What does the phrase “This is not a final order under Montenegro v. Diaz” mean and should we or shouldn’t we include it in our mediated settlement?

Some preliminary background

         In order to understand this case reference, we need to start with a little background in custody law.   Everything that a court does is based on legal definitions or provisions that are set out either in legislative law or case law.  When a judge considers a custody dispute at a hearing in court, they use a standard of analysis called “best interests of the child.”   This means the judge’s decision has to be based on the “best interests of the child.”  Montenegro v. Diaz is a case which was decided by the California Supreme Court which established law regarding child custody determinations.  Pursuant to the Montenegro case, as well as related custody law, “When determining the best interest of the child, relevant factors include the health, safety and welfare of the child, any history of abuse by one parent against the child or the other parent, and the nature and amount of contact with the parents.”  (Montengro v.
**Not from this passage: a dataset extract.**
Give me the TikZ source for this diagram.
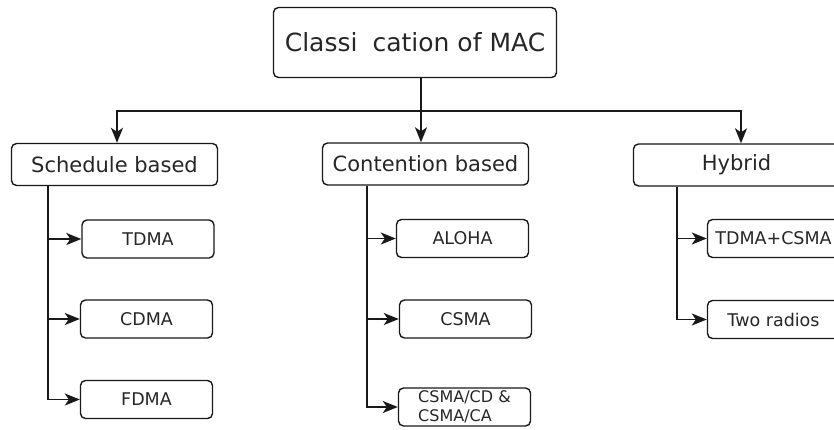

Diaz, (2001) 26 Cal.4th 249.)

What makes an order final?

         A custody order is considered final either when a custody order is made at trial or a post-judgment custody hearing or if the parties reach a stipulated judgment and agree that their custody agreement will be a final order by including language in their agreement that is a clear, affirmative indication the parties intended such a result.

What happens if one party wants to change custody?

         Sometimes a parent will want to change the custody orders.  If the parents are unable to reach an out of court agreement regarding a potential change and the parties have to go to court for a court to hear the disagreement, how the court considers the request depends on whether the existing order is final.   According to the Montenegro case, if the existing custody order is final, the policy of the law prevents a court from making a custody change unless there have been significant changes of circumstances.  These words “change of circumstances” are key words because the court requires that the parent who wants the changed custody plan show that the circumstances that exist now are substantially changed from the time when the initial order was made.  If not, the court will not consider the request.

Does Montenegro apply if we just want to change the schedule?

         Montenegro only applies to custody determinations.  Custody refers to whether parents will have joint custody or if one parent will have sole custody and applies to either legal or physical custody.  The schedule that describes which days and times the children are with each parent is about parenting time and not about custody.    If the issues are only about parenting time, the rules of Montenegro relating to final judicial custody determinations and the application of the test of change of circumstances does not apply.

How do we decide how to address this Montenegro language?

         The issues about how to address future custody issues need to be determined between the parents.  If either parent wants to have the language that the custody order is a final order, this is an issue that should be raised during your mediation.  Questions that you have about final custody language should be discussed with your consulting attorney.